South Africa is now ranked 56th out of 144 countries in the World Bank’s global competitiveness report, and ongoing labour unrest, first in the wake of Marikana in August 2012 and more recently as a result of this year’s five month long platinum sector strike have all contributed to this decline in confidence.
The recent expulsion of NUMSA from COSATU is only likely to exacerbate the poor state of our labour relations, stated Leon.
Current account deficit
“As mining contributes nearly half of South Africa’s exports, the current account deficit ballooned to 6.2% of GDP in this period, while fiscal revenues declined.

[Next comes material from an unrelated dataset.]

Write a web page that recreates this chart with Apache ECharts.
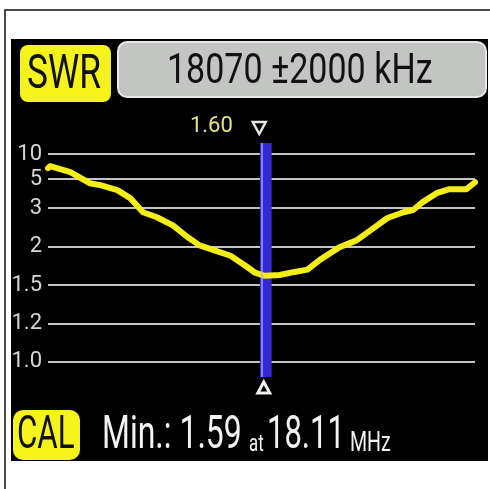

The deficit is now at its highest since 2006 and the second highest in the G20 after Turkey,” noted Leon.
It is recommended that the MPRDA should be amended to ‘ensure a predictable, competitive and stable regulatory framework’, stated Leon.
Government should move towards a world class regulatory regime, advised Leon, as the mining industry in South Africa has performed poorly in the last decade, as noted in the NDP.
It also recommended aligning the Mining Charter more closely with the needs of local communities.
This is illustrated by South Africa’s ranking in this year’s Fraser Institute survey where it was ranked 64th of out of 112 global mining jurisdictions, but significantly only eighth out of sixteen African mining countries – while Botswana was first and ranked 25th overall.
The NDP needs to be implemented in its entirety in relation to the mining industry, stated Leon. “The NDP is clear that the MPRDA requires fixing to create ‘a predictable, competitive and stable regulatory framework’,” noted Leon.
With regard to the Framework Agreement for a Sustainable Mining Industry, signed by government, labour and business on 3 July, 2013 – its vagueness on the key issues of collective bargaining and migrant labour needs to be addressed, as does the issue of labour productivity.
“Clear time frames need to be introduced and commitments made in relation to upgrading informal settlements around mining areas,” stated Leon.
In conclusion he added, “By following international best practice principles, South Africa can create a growth-enhancing environment of certainty, predictability and stability for the mining industry.”